ABRUPT TEMPERATURE DROP ACROSS THE EOCENE-OLIGOCENE TRANSITION, CENTRAL NORTH AMERICA

We investigated the timing and magnitude of the continental climate change across the Eocene-Oligocene transition (EOT) by analyzing the carbon and oxygen isotope composition of fossil bones and teeth collected from the White River sediments of the northern Great Plains (USA). The analyzed samples include ~200 bone fragments from various mammalian taxa and turtles, and a total of 66 teeth of four different mammalian taxa. Our results suggest an abrupt, moderate mean annual temperature drop and no change in temperature seasonality and aridity across the transition.

Tooth enamel is resistant to isotopic exchange and therefore maintains the in vivo signal. With respect to δ¹⁸O, enamel composition is principally determined by rainwater composition. In contrast, bone mineral recrystallizes on time scales of 20-50 kyr and assumes the composition of the diagenetic environment. In a pure C3 ecosystem, bone δ¹³C mainly tracks changes in aridity. Instead, soil water composition and soil temperature determine bone carbonate δ¹⁸O. Hence, we used bone δ¹³C to investigate changes in relative humidity across the EOT and combined δ¹⁸O values of tooth enamel and bone carbonate to distinguish changes in water composition from changes in temperature.

For all the taxa, late Eocene and early Oligocene enamel average δ¹⁸O values are indistinguishable suggesting no change in rainwater composition across the EOT. In addition, Eocene vs. Oligocene ranges in enamel δ¹⁸O are similar, indicating no significant change in temperature seasonality. The range in isotope composition exhibited by Mesohippus (an ancestral horse) provides an estimate of Eocene and Oligocene MART (26±6°C).

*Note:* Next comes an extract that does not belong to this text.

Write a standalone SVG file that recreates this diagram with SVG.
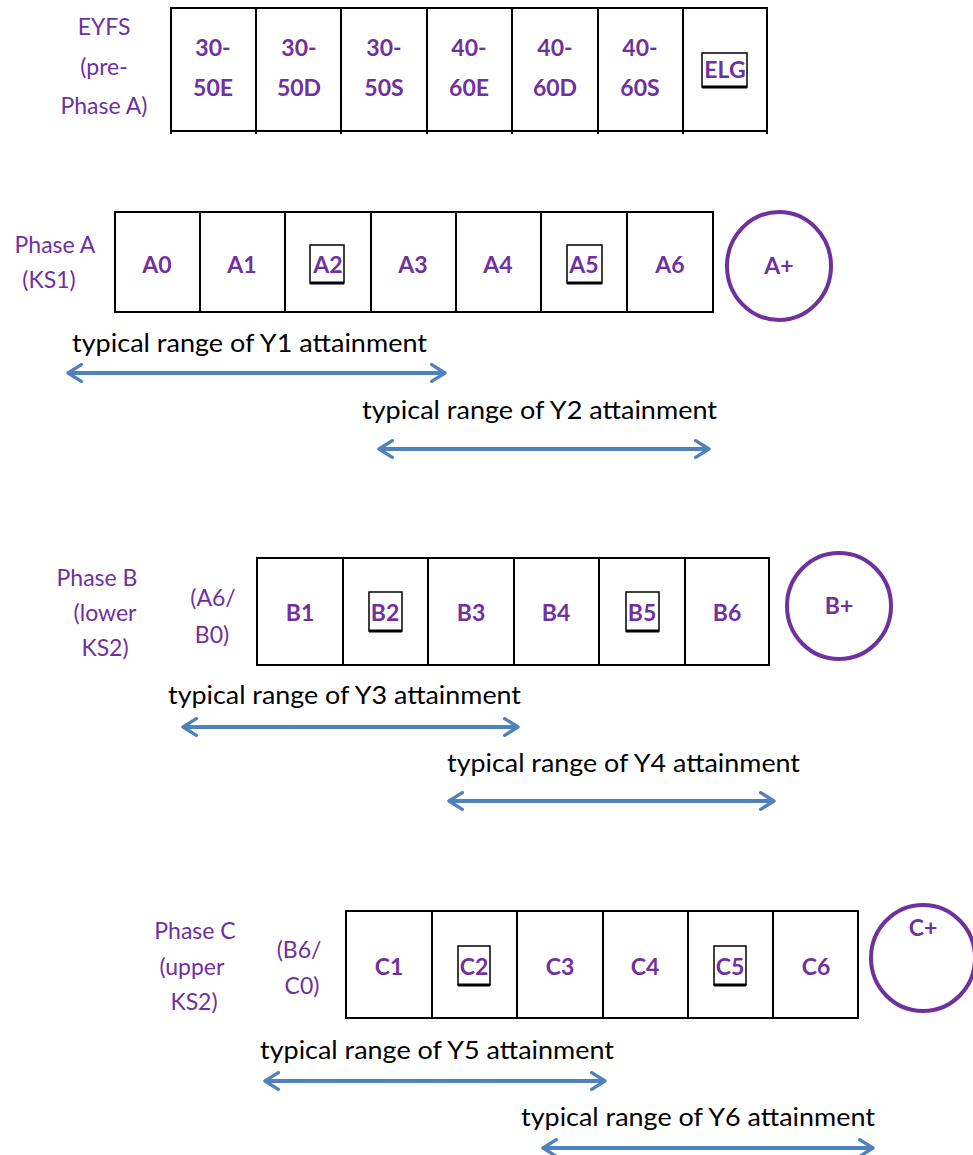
<svg xmlns="http://www.w3.org/2000/svg" width="973" height="1155" viewBox="0 0 973 1155">
<style>
.cell{fill:#fff;stroke:#000;stroke-width:2}
.ct{font-family:Lato,"Liberation Sans",Arial,sans-serif;font-size:23px;font-weight:bold;fill:#7030A0;text-anchor:middle}
.lb{font-family:Lato,"Liberation Sans",Arial,sans-serif;font-size:23px;fill:#7030A0;text-anchor:middle}
.rt{font-family:Lato,"Liberation Sans",Arial,sans-serif;font-size:25px;fill:#000}
.circ{fill:none;stroke:#7030A0;stroke-width:4}
.hl{fill:none;stroke:#000;stroke-width:1.5}
.hb{stroke:#000;stroke-width:3}
.arr{stroke:#4F81BD;stroke-width:4;fill:none;marker-start:url(#ah);marker-end:url(#ah)}
</style>
<defs>
<marker id="ah" viewBox="0 0 12 12" refX="10" refY="6" markerWidth="5" markerHeight="5" orient="auto-start-reverse" markerUnits="strokeWidth">
<polyline points="2,1 10,6 2,11" fill="none" stroke="#4F81BD" stroke-width="2" stroke-linecap="round" stroke-linejoin="round"/>
</marker>
</defs>

<g id="eyfs">
<text class="lb" x="104" y="35">EYFS</text>
<text class="lb" x="104" y="75">(pre-</text>
<text class="lb" x="104" y="114">Phase A)</text>
<rect class="cell" x="171" y="8" width="596" height="123"/>
<g stroke="#000" stroke-width="2">
<line x1="256" y1="8" x2="256" y2="134"/><line x1="341" y1="8" x2="341" y2="134"/><line x1="427" y1="8" x2="427" y2="134"/><line x1="512" y1="8" x2="512" y2="134"/><line x1="598" y1="8" x2="598" y2="134"/><line x1="683" y1="8" x2="683" y2="134"/><line x1="171" y1="8" x2="171" y2="134"/><line x1="767" y1="8" x2="767" y2="134"/>
</g>
<text class="ct" x="213" y="56">30-</text><text class="ct" x="213" y="96">50E</text>
<text class="ct" x="299" y="56">30-</text><text class="ct" x="299" y="96">50D</text>
<text class="ct" x="384" y="56">30-</text><text class="ct" x="384" y="96">50S</text>
<text class="ct" x="469" y="56">40-</text><text class="ct" x="469" y="96">60E</text>
<text class="ct" x="555" y="56">40-</text><text class="ct" x="555" y="96">60D</text>
<text class="ct" x="640" y="56">40-</text><text class="ct" x="640" y="96">60S</text>
<rect class="hl" x="702" y="53" width="45" height="34"/><line class="hb" x1="702" y1="87" x2="747" y2="87"/>
<text class="ct" x="725" y="78">ELG</text>
</g>

<g id="phaseA">
<text class="lb" x="55" y="253">Phase A</text>
<text class="lb" x="49" y="288">(KS1)</text>
<rect class="cell" x="115" y="212" width="598" height="100"/>
<g stroke="#000" stroke-width="2">
<line x1="200" y1="212" x2="200" y2="312"/><line x1="285" y1="212" x2="285" y2="312"/><line x1="371" y1="212" x2="371" y2="312"/><line x1="456" y1="212" x2="456" y2="312"/><line x1="541" y1="212" x2="541" y2="312"/><line x1="627" y1="212" x2="627" y2="312"/>
</g>
<text class="ct" x="157" y="273">A0</text>
<text class="ct" x="242" y="273">A1</text>
<rect class="hl" x="310" y="245" width="34" height="38"/><line class="hb" x1="310" y1="283" x2="344" y2="283"/>
<text class="ct" x="328" y="273">A2</text>
<text class="ct" x="413" y="273">A3</text>
<text class="ct" x="498" y="273">A4</text>
<rect class="hl" x="567" y="245" width="35" height="38"/><line class="hb" x1="567" y1="283" x2="602" y2="283"/>
<text class="ct" x="584" y="273">A5</text>
<text class="ct" x="670" y="273">A6</text>
</g>
<g id="aplus">
<ellipse class="circ" cx="779" cy="266" rx="52" ry="54"/>
<text class="ct" x="779" y="274">A+</text>
</g>

<g id="phaseB">
<text class="lb" x="97" y="586">Phase B</text>
<text class="lb" x="105" y="621">(lower</text>
<text class="lb" x="105" y="656">KS2)</text>
<text class="lb" x="213" y="606">(A6/</text>
<text class="lb" x="212" y="643">B0)</text>
<rect class="cell" x="257" y="558" width="512" height="107"/>
<g stroke="#000" stroke-width="2">
<line x1="343" y1="558" x2="343" y2="665"/><line x1="428" y1="558" x2="428" y2="665"/><line x1="514" y1="558" x2="514" y2="665"/><line x1="599" y1="558" x2="599" y2="665"/><line x1="685" y1="558" x2="685" y2="665"/>
</g>
<text class="ct" x="300" y="621">B1</text>
<rect class="hl" x="369" y="592" width="33" height="39"/><line class="hb" x1="369" y1="631" x2="402" y2="631"/>
<text class="ct" x="385" y="621">B2</text>
<text class="ct" x="471" y="621">B3</text>
<text class="ct" x="556" y="621">B4</text>
<rect class="hl" x="626" y="592" width="33" height="39"/><line class="hb" x1="626" y1="631" x2="659" y2="631"/>
<text class="ct" x="642" y="621">B5</text>
<text class="ct" x="727" y="621">B6</text>
</g>
<g id="bplus">
<ellipse class="circ" cx="839" cy="606" rx="52" ry="53"/>
<text class="ct" x="839" y="614">B+</text>
</g>

<g id="phaseC">
<text class="lb" x="195" y="939">Phase C</text>
<text class="lb" x="192" y="975">(upper</text>
<text class="lb" x="194" y="1010">KS2)</text>
<text class="lb" x="299" y="958">(B6/</text>
<text class="lb" x="302" y="994">C0)</text>
<rect class="cell" x="346" y="911" width="512" height="107"/>
<g stroke="#000" stroke-width="2">
<line x1="432" y1="911" x2="432" y2="1018"/><line x1="517" y1="911" x2="517" y2="1018"/><line x1="603" y1="911" x2="603" y2="1018"/><line x1="688" y1="911" x2="688" y2="1018"/><line x1="773" y1="911" x2="773" y2="1018"/>
</g>
<text class="ct" x="389" y="975">C1</text>
<rect class="hl" x="458" y="946" width="32" height="39"/><line class="hb" x1="458" y1="985" x2="490" y2="985"/>
<text class="ct" x="474" y="975">C2</text>
<text class="ct" x="560" y="975">C3</text>
<text class="ct" x="645" y="975">C4</text>
<rect class="hl" x="714" y="946" width="32" height="39"/><line class="hb" x1="714" y1="985" x2="746" y2="985"/>
<text class="ct" x="730" y="975">C5</text>
<text class="ct" x="816" y="975">C6</text>
</g>
<g id="cplus">
<ellipse class="circ" cx="923" cy="958" rx="52" ry="53"/>
<text class="ct" x="923" y="936">C+</text>
</g>

<g id="ranges">
<text class="rt" x="72" y="352" textLength="355" lengthAdjust="spacingAndGlyphs">typical range of Y1 attainment</text>
<line class="arr" x1="68" y1="373" x2="445" y2="373"/>
<text class="rt" x="362" y="419" textLength="355" lengthAdjust="spacingAndGlyphs">typical range of Y2 attainment</text>
<line class="arr" x1="379" y1="449" x2="709" y2="449"/>
<text class="rt" x="168" y="704" textLength="353" lengthAdjust="spacingAndGlyphs">typical range of Y3 attainment</text>
<line class="arr" x1="183" y1="727" x2="518" y2="727"/>
<text class="rt" x="447" y="772" textLength="353" lengthAdjust="spacingAndGlyphs">typical range of Y4 attainment</text>
<line class="arr" x1="449" y1="801" x2="774" y2="801"/>
<text class="rt" x="260" y="1059" textLength="354" lengthAdjust="spacingAndGlyphs">typical range of Y5 attainment</text>
<line class="arr" x1="265" y1="1081" x2="605" y2="1081"/>
<text class="rt" x="521" y="1126" textLength="354" lengthAdjust="spacingAndGlyphs">typical range of Y6 attainment</text>
<line class="arr" x1="543" y1="1148" x2="873" y2="1148"/>
</g>
</svg>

With respect to bones, the indistinguishable Eocene vs. Oligocene average δ¹³C (~ -7.7‰) indicates no change in aridity across the EOT. In contrast, the δ¹⁸O record exhibits a statistically significant, abrupt (£400 kyr), 1.6‰ increase across the transition (23.0‰ vs. 24.6‰; VSMOW). This increase translates into a MAT drop of 8.2±3.1°C. The isotopic shift in our continental record seems to lag the marine transition by 0-400 kyr possibly indicating a decoupling of the two components of the climate system during periods of abrupt global change.